* [Aim]:
Draw out every line with the word "page" from the listing below.

* [Dataset]:

- - -

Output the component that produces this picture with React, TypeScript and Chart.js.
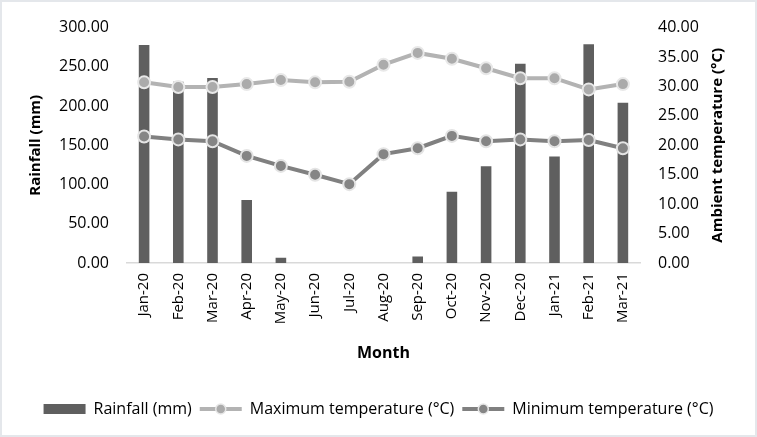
import React, { useEffect, useRef } from "react";
import { Chart, registerables } from "chart.js";

Chart.register(...registerables);

const months = ["Jan-20","Feb-20","Mar-20","Apr-20","May-20","Jun-20","Jul-20","Aug-20","Sep-20","Oct-20","Nov-20","Dec-20","Jan-21","Feb-21","Mar-21"];
const rainfall = [277.7, 231, 235.8, 80.3, 6.7, 0, 0, 0, 8.4, 90.8, 123.2, 253.8, 135.8, 278.7, 204.3];
const maxTemp = [30.7, 29.9, 29.9, 30.4, 31.1, 30.7, 30.8, 33.7, 35.7, 34.7, 33.1, 31.4, 31.4, 29.5, 30.4];
const minTemp = [21.5, 21.0, 20.7, 18.2, 16.5, 15.0, 13.4, 18.5, 19.5, 21.6, 20.7, 21.0, 20.7, 20.9, 19.5];
const rightTitle = "Ambient temperature (°C)";

const FONT = "'Open Sans', 'DejaVu Sans', sans-serif";
const BAR = "#5f5f5f";
const MAXC = "#b3b3b3";
const MAXP = "#ababab";
const MINC = "#808080";
const MINP = "#858585";

const frame = {
  id: "frame",
  beforeDraw(chart: any) {
    const { ctx, width, height } = chart;
    ctx.save();
    ctx.fillStyle = "#ffffff";
    ctx.fillRect(0, 0, width, height);
    ctx.strokeStyle = "#e4e7eb";
    ctx.lineWidth = 2;
    ctx.strokeRect(1, 1, width - 2, height - 2);
    ctx.restore();
  },
};

const rightAxisTitle = {
  id: "rightAxisTitle",
  afterDraw(chart: any) {
    const ctx = chart.ctx;
    const area = chart.chartArea;
    ctx.save();
    ctx.translate(718, (area.top + area.bottom) / 2);
    ctx.rotate(-Math.PI / 2);
    ctx.font = `bold 15px ${FONT}`;
    ctx.fillStyle = "#000";
    ctx.textAlign = "center";
    ctx.textBaseline = "middle";
    ctx.fillText(rightTitle, 0, 0);
    ctx.restore();
  },
};

const legendMarkers = {
  id: "legendMarkers",
  afterDraw(chart: any) {
    const lg = chart.legend;
    if (!lg || !lg.legendHitBoxes) return;
    const ctx = chart.ctx;
    lg.legendHitBoxes.forEach((hb: any, i: number) => {
      if (i === 0) return;
      const color = i === 1 ? MAXC : MINC;
      const pcol = i === 1 ? MAXP : MINP;
      const y = hb.top + hb.height / 2;
      const x0 = hb.left;
      const w = 42;
      ctx.save();
      ctx.strokeStyle = color;
      ctx.lineWidth = 4;
      ctx.beginPath();
      ctx.moveTo(x0, y);
      ctx.lineTo(x0 + w, y);
      ctx.stroke();
      ctx.fillStyle = pcol;
      ctx.strokeStyle = "#e6e6e6";
      ctx.lineWidth = 1.5;
      ctx.beginPath();
      ctx.arc(x0 + w / 2, y, 5, 0, Math.PI * 2);
      ctx.fill();
      ctx.stroke();
      ctx.restore();
    });
  },
};

export default function App() {
  const ref = useRef<HTMLCanvasElement | null>(null);
  useEffect(() => {
    if (!ref.current) return;
    const chart = new Chart(ref.current, {
      type: "bar",
      data: {
        labels: months,
        datasets: [
          {
            type: "line",
            label: "Maximum temperature (°C)",
            data: maxTemp,
            yAxisID: "y1",
            borderColor: MAXC,
            backgroundColor: MAXP,
            borderWidth: 4,
            pointRadius: 6,
            pointBackgroundColor: MAXP,
            pointBorderColor: "#e8e8e8",
            pointBorderWidth: 2,
            order: 1,
          } as any,
          {
            type: "line",
            label: "Minimum temperature (°C)",
            data: minTemp,
            yAxisID: "y1",
            borderColor: MINC,
            backgroundColor: MINP,
            borderWidth: 4,
            pointRadius: 6,
            pointBackgroundColor: MINP,
            pointBorderColor: "#e4e4e4",
            pointBorderWidth: 2,
            order: 2,
          } as any,
          {
            type: "bar",
            label: "Rainfall (mm)",
            data: rainfall,
            yAxisID: "y",
            backgroundColor: BAR,
            borderWidth: 0,
            barPercentage: 0.62,
            categoryPercentage: 0.5,
            order: 3,
          },
        ],
      },
      options: {
        animation: false,
        responsive: false,
        maintainAspectRatio: false,
        layout: { padding: { top: 24, bottom: 10, left: 0, right: 0 } },
        plugins: {
          tooltip: { enabled: false },
          legend: {
            position: "bottom",
            labels: {
              font: { family: FONT, size: 16 },
              color: "#000",
              boxWidth: 42,
              boxHeight: 10,
              padding: 8,
              generateLabels: (ch: any) => {
                const ds = ch.data.datasets;
                const idx = [2, 0, 1];
                return idx.map((i) => ({
                  text: ds[i].label,
                  fillStyle: i === 2 ? BAR : "rgba(0,0,0,0)",
                  strokeStyle: "rgba(0,0,0,0)",
                  lineWidth: 0,
                  hidden: false,
                  datasetIndex: i,
                  fontColor: "#000",
                }));
              },
            },
          },
        },
        scales: {
          x: {
            grid: { display: false, drawTicks: false },
            border: { display: true, color: "#d9d9d9", width: 1.5 },
            ticks: {
              font: { family: FONT, size: 15 },
              color: "#000",
              maxRotation: 90,
              minRotation: 90,
              padding: 10,
              autoSkip: false,
            },
            title: {
              display: true,
              text: "Month",
              font: { family: FONT, size: 16, weight: "bold" },
              color: "#000",
              padding: { top: 12, bottom: 30 },
            },
            afterFit: (s: any) => { s.height = 130; },
          },
          y: {
            position: "left",
            min: 0,
            max: 300,
            grid: { display: false, drawTicks: false },
            border: { display: false },
            ticks: {
              stepSize: 50,
              font: { family: FONT, size: 16 },
              color: "#000",
              padding: 18,
              callback: (v: any) => Number(v).toFixed(2),
            },
            title: {
              display: true,
              text: "Rainfall (mm)",
              font: { family: FONT, size: 15, weight: "bold" },
              color: "#000",
              padding: { top: 27, bottom: 6 },
            },
            afterFit: (s: any) => { s.width = 127; },
          },
          y1: {
            position: "right",
            min: 0,
            max: 40,
            grid: { display: false, drawTicks: false },
            border: { display: false },
            ticks: {
              stepSize: 5,
              font: { family: FONT, size: 16 },
              color: "#000",
              padding: 18,
              callback: (v: any) => Number(v).toFixed(2),
            },
            title: { display: false },
            afterFit: (s: any) => { s.width = 117; },
          },
        },
      },
      plugins: [frame, legendMarkers, rightAxisTitle],
    });
    return () => chart.destroy();
  }, []);
  return (
    <div style={{ position: "fixed", left: 0, top: 0, width: 757, height: 437 }}>
      <canvas ref={ref} width={757} height={437} style={{ width: 757, height: 437, display: "block" }} />
    </div>
  );
}
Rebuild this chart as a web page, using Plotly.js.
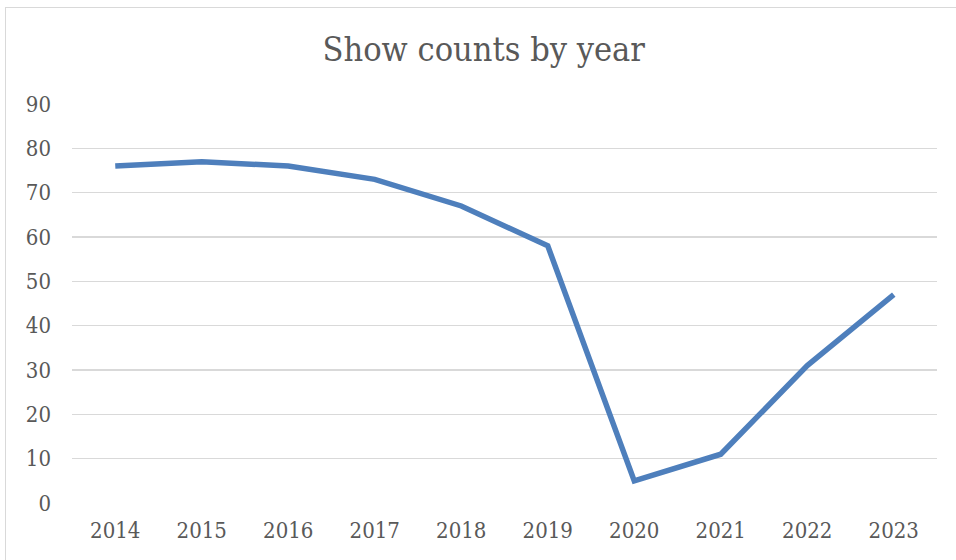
<!DOCTYPE html>
<html>
<head>
<meta charset="utf-8">
<script src="https://cdn.plot.ly/plotly-3.0.1.min.js"></script>
<style>
html, body { margin:0; padding:0; background:#fff; }
#wrap { position:relative; width:956px; height:560px; overflow:hidden; }
#chart { position:absolute; left:0; top:0; width:956px; height:560px; }
#frame { position:absolute; left:5px; top:7px; width:980px; height:600px; border:1.5px solid #d9d9d9; pointer-events:none; box-sizing:border-box; }
</style>
</head>
<body>
<div id="wrap">
<div id="chart"></div>
<div id="frame"></div>
</div>
<script>
const years = ['2014','2015','2016','2017','2018','2019','2020','2021','2022','2023'];
const showCounts = [76, 77, 76, 73, 67, 58, 5, 11, 31, 47];
const yTicks = [0,10,20,30,40,50,60,70,80,90];
const chartTitle = 'Show counts by year';

const fontFam = '"DejaVu Serif Condensed", "DejaVu Serif", "Liberation Serif", serif';
const textColor = '#595959';

const trace = {
  x: years,
  y: showCounts,
  type: 'scatter',
  mode: 'lines',
  line: { color: '#4e7fbc', width: 5.5 },
  hoverinfo: 'x+y'
};

const layout = {
  width: 956,
  height: 560,
  paper_bgcolor: 'rgba(0,0,0,0)',
  plot_bgcolor: 'rgba(0,0,0,0)',
  margin: { l: 72, r: 19, t: 104, b: 57 },
  showlegend: false,
  title: {
    text: chartTitle,
    font: { family: fontFam, size: 34, color: textColor },
    xref: 'container', x: 0.506, xanchor: 'center',
    yref: 'container', y: 1 - 49/560, yanchor: 'middle'
  },
  xaxis: {
    type: 'category',
    range: [-0.5, 9.5],
    showgrid: false,
    zeroline: false,
    showline: false,
    ticks: '',
    ticklabelstandoff: 12,
    tickfont: { family: fontFam, size: 22, color: textColor },
    fixedrange: true
  },
  yaxis: {
    range: [0, 90],
    tickvals: yTicks,
    ticktext: yTicks.map(String),
    showgrid: true,
    gridcolor: '#d9d9d9',
    gridwidth: 1.5,
    zeroline: false,
    showline: false,
    ticks: '',
    ticklabelstandoff: 20,
    tickfont: { family: fontFam, size: 22, color: textColor },
    fixedrange: true
  }
};

Plotly.newPlot('chart', [trace], layout, { displayModeBar: false, staticPlot: true });
</script>
</body>
</html>
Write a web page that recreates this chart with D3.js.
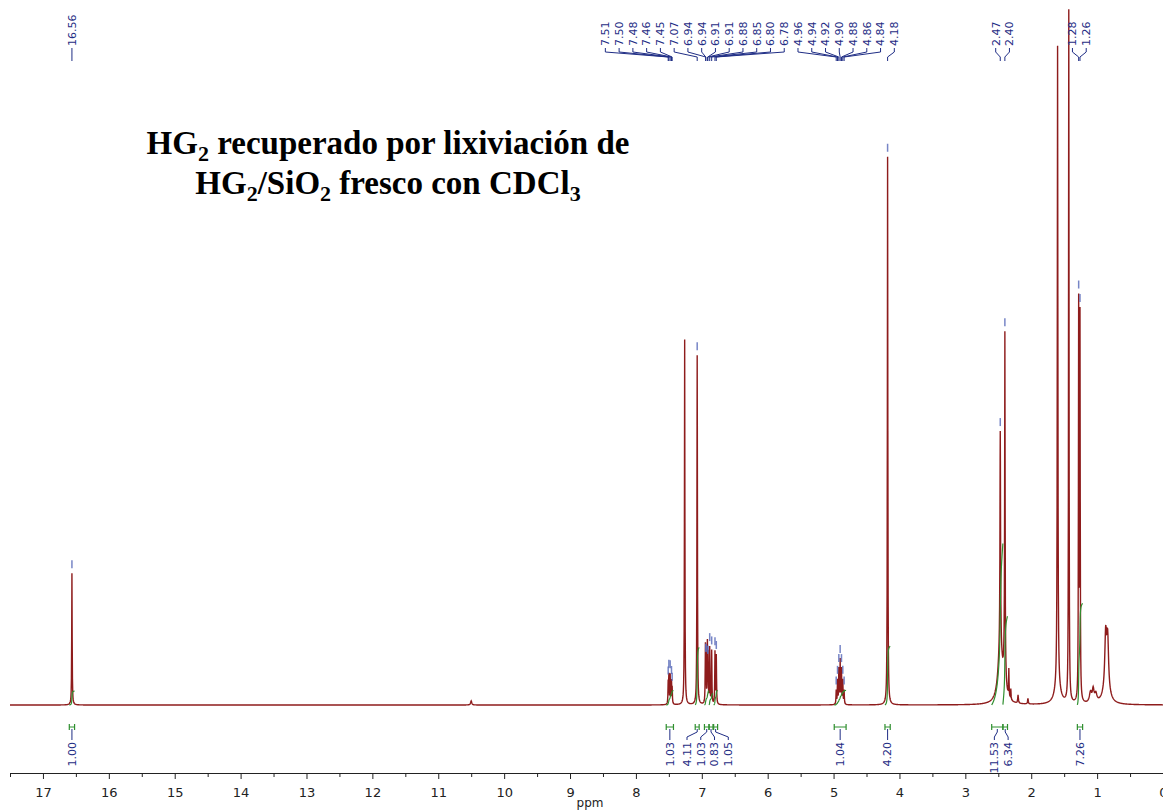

- - -

* [Written response]:
Rebuild this chart as a web page, using Plotly.js.
Write a web page that recreates this chart with D3.js.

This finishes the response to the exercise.